● Stated goal: Leave out the images and repeat the listing below without a single change.

● Data block:

______________________________

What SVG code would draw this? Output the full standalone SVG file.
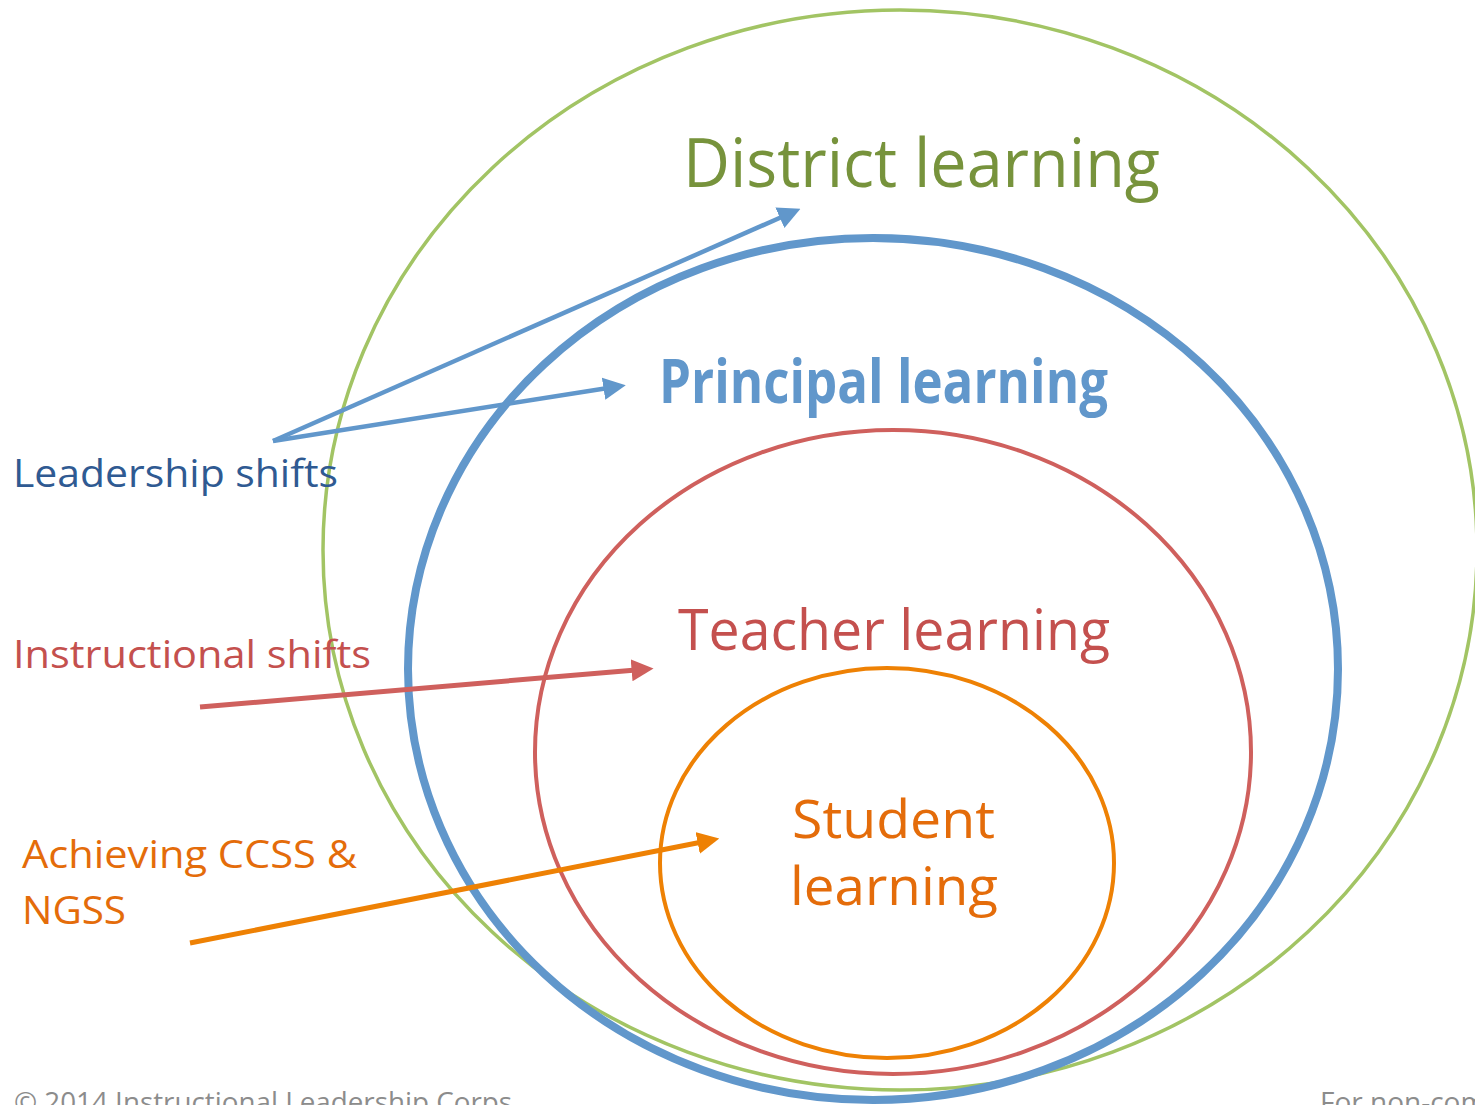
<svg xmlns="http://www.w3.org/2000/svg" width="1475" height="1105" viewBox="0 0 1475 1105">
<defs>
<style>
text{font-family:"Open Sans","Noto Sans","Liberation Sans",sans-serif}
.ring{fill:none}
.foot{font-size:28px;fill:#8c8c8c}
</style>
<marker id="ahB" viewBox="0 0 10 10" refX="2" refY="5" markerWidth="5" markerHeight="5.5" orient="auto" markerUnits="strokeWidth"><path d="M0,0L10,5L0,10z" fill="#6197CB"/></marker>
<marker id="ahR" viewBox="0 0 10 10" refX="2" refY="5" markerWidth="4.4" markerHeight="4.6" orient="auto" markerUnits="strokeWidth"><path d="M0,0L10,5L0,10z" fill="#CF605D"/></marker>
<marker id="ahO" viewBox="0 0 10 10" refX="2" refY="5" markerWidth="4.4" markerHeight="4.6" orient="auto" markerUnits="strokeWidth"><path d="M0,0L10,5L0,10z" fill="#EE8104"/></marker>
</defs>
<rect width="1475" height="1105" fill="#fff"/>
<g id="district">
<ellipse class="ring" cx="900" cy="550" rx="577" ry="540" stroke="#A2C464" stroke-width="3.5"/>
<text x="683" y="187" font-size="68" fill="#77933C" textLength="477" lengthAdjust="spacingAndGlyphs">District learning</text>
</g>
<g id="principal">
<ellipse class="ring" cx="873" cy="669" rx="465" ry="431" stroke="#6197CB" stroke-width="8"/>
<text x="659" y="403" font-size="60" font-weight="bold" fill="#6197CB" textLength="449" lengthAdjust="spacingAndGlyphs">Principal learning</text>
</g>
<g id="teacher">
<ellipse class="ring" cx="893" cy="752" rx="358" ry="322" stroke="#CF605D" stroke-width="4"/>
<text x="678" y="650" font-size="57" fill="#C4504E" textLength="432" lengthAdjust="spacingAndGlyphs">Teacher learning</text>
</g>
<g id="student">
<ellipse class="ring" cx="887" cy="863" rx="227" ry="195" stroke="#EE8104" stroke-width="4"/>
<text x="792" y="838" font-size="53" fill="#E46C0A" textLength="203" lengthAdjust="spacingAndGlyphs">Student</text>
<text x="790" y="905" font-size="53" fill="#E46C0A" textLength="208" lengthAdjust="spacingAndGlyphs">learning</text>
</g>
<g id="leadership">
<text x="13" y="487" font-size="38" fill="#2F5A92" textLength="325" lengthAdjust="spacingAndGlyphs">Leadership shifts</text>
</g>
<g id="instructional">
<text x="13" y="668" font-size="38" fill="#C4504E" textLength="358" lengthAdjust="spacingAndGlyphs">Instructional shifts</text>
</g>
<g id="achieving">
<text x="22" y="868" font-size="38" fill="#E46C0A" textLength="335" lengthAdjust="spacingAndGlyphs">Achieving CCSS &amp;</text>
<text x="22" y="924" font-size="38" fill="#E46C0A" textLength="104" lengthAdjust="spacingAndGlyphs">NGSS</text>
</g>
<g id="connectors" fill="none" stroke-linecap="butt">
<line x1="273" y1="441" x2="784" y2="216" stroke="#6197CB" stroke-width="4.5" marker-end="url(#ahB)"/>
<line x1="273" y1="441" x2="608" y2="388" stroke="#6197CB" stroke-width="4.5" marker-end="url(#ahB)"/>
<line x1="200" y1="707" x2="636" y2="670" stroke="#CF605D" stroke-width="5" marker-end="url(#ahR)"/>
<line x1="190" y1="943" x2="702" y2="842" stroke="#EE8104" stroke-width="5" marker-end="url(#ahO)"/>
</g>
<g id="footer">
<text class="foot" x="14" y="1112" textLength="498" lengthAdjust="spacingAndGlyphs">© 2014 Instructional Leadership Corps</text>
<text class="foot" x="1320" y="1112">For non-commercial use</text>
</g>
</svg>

______________________________

● Solution for this exercise:
What SVG code would draw this? Output the full standalone SVG file.
<svg xmlns="http://www.w3.org/2000/svg" width="1475" height="1105" viewBox="0 0 1475 1105">
<defs>
<style>
text{font-family:"Open Sans","Noto Sans","Liberation Sans",sans-serif}
.ring{fill:none}
.foot{font-size:28px;fill:#8c8c8c}
</style>
<marker id="ahB" viewBox="0 0 10 10" refX="2" refY="5" markerWidth="5" markerHeight="5.5" orient="auto" markerUnits="strokeWidth"><path d="M0,0L10,5L0,10z" fill="#6197CB"/></marker>
<marker id="ahR" viewBox="0 0 10 10" refX="2" refY="5" markerWidth="4.4" markerHeight="4.6" orient="auto" markerUnits="strokeWidth"><path d="M0,0L10,5L0,10z" fill="#CF605D"/></marker>
<marker id="ahO" viewBox="0 0 10 10" refX="2" refY="5" markerWidth="4.4" markerHeight="4.6" orient="auto" markerUnits="strokeWidth"><path d="M0,0L10,5L0,10z" fill="#EE8104"/></marker>
</defs>
<rect width="1475" height="1105" fill="#fff"/>
<g id="district">
<ellipse class="ring" cx="900" cy="550" rx="577" ry="540" stroke="#A2C464" stroke-width="3.5"/>
<text x="683" y="187" font-size="68" fill="#77933C" textLength="477" lengthAdjust="spacingAndGlyphs">District learning</text>
</g>
<g id="principal">
<ellipse class="ring" cx="873" cy="669" rx="465" ry="431" stroke="#6197CB" stroke-width="8"/>
<text x="659" y="403" font-size="60" font-weight="bold" fill="#6197CB" textLength="449" lengthAdjust="spacingAndGlyphs">Principal learning</text>
</g>
<g id="teacher">
<ellipse class="ring" cx="893" cy="752" rx="358" ry="322" stroke="#CF605D" stroke-width="4"/>
<text x="678" y="650" font-size="57" fill="#C4504E" textLength="432" lengthAdjust="spacingAndGlyphs">Teacher learning</text>
</g>
<g id="student">
<ellipse class="ring" cx="887" cy="863" rx="227" ry="195" stroke="#EE8104" stroke-width="4"/>
<text x="792" y="838" font-size="53" fill="#E46C0A" textLength="203" lengthAdjust="spacingAndGlyphs">Student</text>
<text x="790" y="905" font-size="53" fill="#E46C0A" textLength="208" lengthAdjust="spacingAndGlyphs">learning</text>
</g>
<g id="leadership">
<text x="13" y="487" font-size="38" fill="#2F5A92" textLength="325" lengthAdjust="spacingAndGlyphs">Leadership shifts</text>
</g>
<g id="instructional">
<text x="13" y="668" font-size="38" fill="#C4504E" textLength="358" lengthAdjust="spacingAndGlyphs">Instructional shifts</text>
</g>
<g id="achieving">
<text x="22" y="868" font-size="38" fill="#E46C0A" textLength="335" lengthAdjust="spacingAndGlyphs">Achieving CCSS &amp;</text>
<text x="22" y="924" font-size="38" fill="#E46C0A" textLength="104" lengthAdjust="spacingAndGlyphs">NGSS</text>
</g>
<g id="connectors" fill="none" stroke-linecap="butt">
<line x1="273" y1="441" x2="784" y2="216" stroke="#6197CB" stroke-width="4.5" marker-end="url(#ahB)"/>
<line x1="273" y1="441" x2="608" y2="388" stroke="#6197CB" stroke-width="4.5" marker-end="url(#ahB)"/>
<line x1="200" y1="707" x2="636" y2="670" stroke="#CF605D" stroke-width="5" marker-end="url(#ahR)"/>
<line x1="190" y1="943" x2="702" y2="842" stroke="#EE8104" stroke-width="5" marker-end="url(#ahO)"/>
</g>
<g id="footer">
<text class="foot" x="14" y="1112" textLength="498" lengthAdjust="spacingAndGlyphs">© 2014 Instructional Leadership Corps</text>
<text class="foot" x="1320" y="1112">For non-commercial use</text>
</g>
</svg>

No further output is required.